## Material

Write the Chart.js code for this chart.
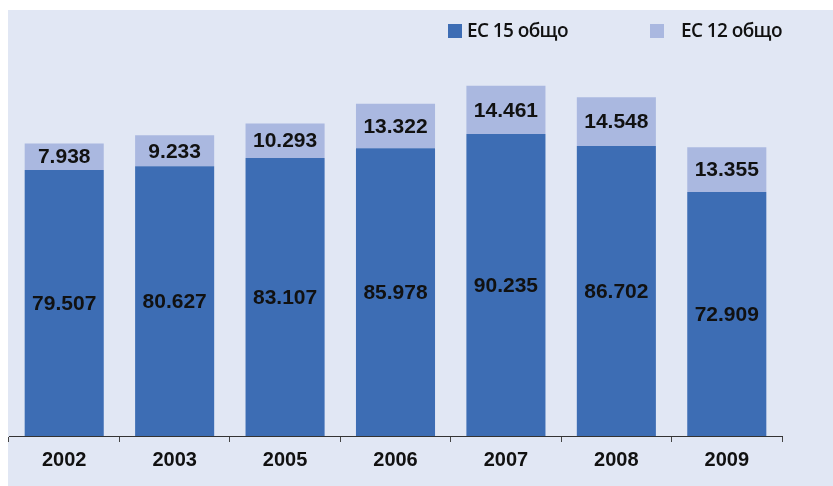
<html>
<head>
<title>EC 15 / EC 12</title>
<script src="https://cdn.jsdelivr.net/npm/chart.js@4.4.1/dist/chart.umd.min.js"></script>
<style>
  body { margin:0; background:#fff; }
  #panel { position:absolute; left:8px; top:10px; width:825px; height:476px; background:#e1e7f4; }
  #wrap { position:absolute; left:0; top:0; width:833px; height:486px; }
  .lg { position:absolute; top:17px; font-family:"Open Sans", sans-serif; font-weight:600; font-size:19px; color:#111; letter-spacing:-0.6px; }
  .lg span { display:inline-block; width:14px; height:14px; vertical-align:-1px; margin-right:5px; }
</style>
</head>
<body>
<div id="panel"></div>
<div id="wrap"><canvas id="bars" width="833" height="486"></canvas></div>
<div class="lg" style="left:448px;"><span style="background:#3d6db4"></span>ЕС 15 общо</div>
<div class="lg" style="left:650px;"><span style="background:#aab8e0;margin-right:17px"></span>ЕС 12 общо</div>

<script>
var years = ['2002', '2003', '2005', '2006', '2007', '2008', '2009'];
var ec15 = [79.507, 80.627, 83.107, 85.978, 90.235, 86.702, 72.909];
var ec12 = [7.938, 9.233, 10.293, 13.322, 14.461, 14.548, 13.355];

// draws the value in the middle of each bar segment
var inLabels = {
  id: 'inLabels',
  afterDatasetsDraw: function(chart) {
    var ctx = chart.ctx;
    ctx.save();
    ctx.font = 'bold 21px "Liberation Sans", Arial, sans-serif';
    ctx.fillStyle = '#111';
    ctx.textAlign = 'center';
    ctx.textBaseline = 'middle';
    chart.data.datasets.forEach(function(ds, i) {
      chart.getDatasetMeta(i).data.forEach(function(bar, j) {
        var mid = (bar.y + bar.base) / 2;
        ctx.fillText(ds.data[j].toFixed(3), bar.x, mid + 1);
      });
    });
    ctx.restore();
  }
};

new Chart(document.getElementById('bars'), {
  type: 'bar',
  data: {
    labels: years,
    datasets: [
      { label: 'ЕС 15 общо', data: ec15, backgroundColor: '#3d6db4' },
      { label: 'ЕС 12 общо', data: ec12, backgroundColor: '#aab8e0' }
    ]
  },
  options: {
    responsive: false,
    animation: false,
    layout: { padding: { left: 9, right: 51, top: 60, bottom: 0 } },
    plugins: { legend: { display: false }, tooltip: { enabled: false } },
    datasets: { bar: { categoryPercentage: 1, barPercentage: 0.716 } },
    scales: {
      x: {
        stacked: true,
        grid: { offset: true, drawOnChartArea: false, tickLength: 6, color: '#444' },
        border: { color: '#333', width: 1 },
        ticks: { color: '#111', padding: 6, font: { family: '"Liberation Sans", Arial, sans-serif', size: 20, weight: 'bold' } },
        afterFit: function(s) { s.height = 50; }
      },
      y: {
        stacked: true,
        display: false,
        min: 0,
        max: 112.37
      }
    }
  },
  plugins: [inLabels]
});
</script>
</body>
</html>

## Problem details
Write out the material above again, word for word, minus its pictures.

## Worked answer
Write the Chart.js code for this chart.
<html>
<head>
<title>EC 15 / EC 12</title>
<script src="https://cdn.jsdelivr.net/npm/chart.js@4.4.1/dist/chart.umd.min.js"></script>
<style>
  body { margin:0; background:#fff; }
  #panel { position:absolute; left:8px; top:10px; width:825px; height:476px; background:#e1e7f4; }
  #wrap { position:absolute; left:0; top:0; width:833px; height:486px; }
  .lg { position:absolute; top:17px; font-family:"Open Sans", sans-serif; font-weight:600; font-size:19px; color:#111; letter-spacing:-0.6px; }
  .lg span { display:inline-block; width:14px; height:14px; vertical-align:-1px; margin-right:5px; }
</style>
</head>
<body>
<div id="panel"></div>
<div id="wrap"><canvas id="bars" width="833" height="486"></canvas></div>
<div class="lg" style="left:448px;"><span style="background:#3d6db4"></span>ЕС 15 общо</div>
<div class="lg" style="left:650px;"><span style="background:#aab8e0;margin-right:17px"></span>ЕС 12 общо</div>

<script>
var years = ['2002', '2003', '2005', '2006', '2007', '2008', '2009'];
var ec15 = [79.507, 80.627, 83.107, 85.978, 90.235, 86.702, 72.909];
var ec12 = [7.938, 9.233, 10.293, 13.322, 14.461, 14.548, 13.355];

// draws the value in the middle of each bar segment
var inLabels = {
  id: 'inLabels',
  afterDatasetsDraw: function(chart) {
    var ctx = chart.ctx;
    ctx.save();
    ctx.font = 'bold 21px "Liberation Sans", Arial, sans-serif';
    ctx.fillStyle = '#111';
    ctx.textAlign = 'center';
    ctx.textBaseline = 'middle';
    chart.data.datasets.forEach(function(ds, i) {
      chart.getDatasetMeta(i).data.forEach(function(bar, j) {
        var mid = (bar.y + bar.base) / 2;
        ctx.fillText(ds.data[j].toFixed(3), bar.x, mid + 1);
      });
    });
    ctx.restore();
  }
};

new Chart(document.getElementById('bars'), {
  type: 'bar',
  data: {
    labels: years,
    datasets: [
      { label: 'ЕС 15 общо', data: ec15, backgroundColor: '#3d6db4' },
      { label: 'ЕС 12 общо', data: ec12, backgroundColor: '#aab8e0' }
    ]
  },
  options: {
    responsive: false,
    animation: false,
    layout: { padding: { left: 9, right: 51, top: 60, bottom: 0 } },
    plugins: { legend: { display: false }, tooltip: { enabled: false } },
    datasets: { bar: { categoryPercentage: 1, barPercentage: 0.716 } },
    scales: {
      x: {
        stacked: true,
        grid: { offset: true, drawOnChartArea: false, tickLength: 6, color: '#444' },
        border: { color: '#333', width: 1 },
        ticks: { color: '#111', padding: 6, font: { family: '"Liberation Sans", Arial, sans-serif', size: 20, weight: 'bold' } },
        afterFit: function(s) { s.height = 50; }
      },
      y: {
        stacked: true,
        display: false,
        min: 0,
        max: 112.37
      }
    }
  },
  plugins: [inLabels]
});
</script>
</body>
</html>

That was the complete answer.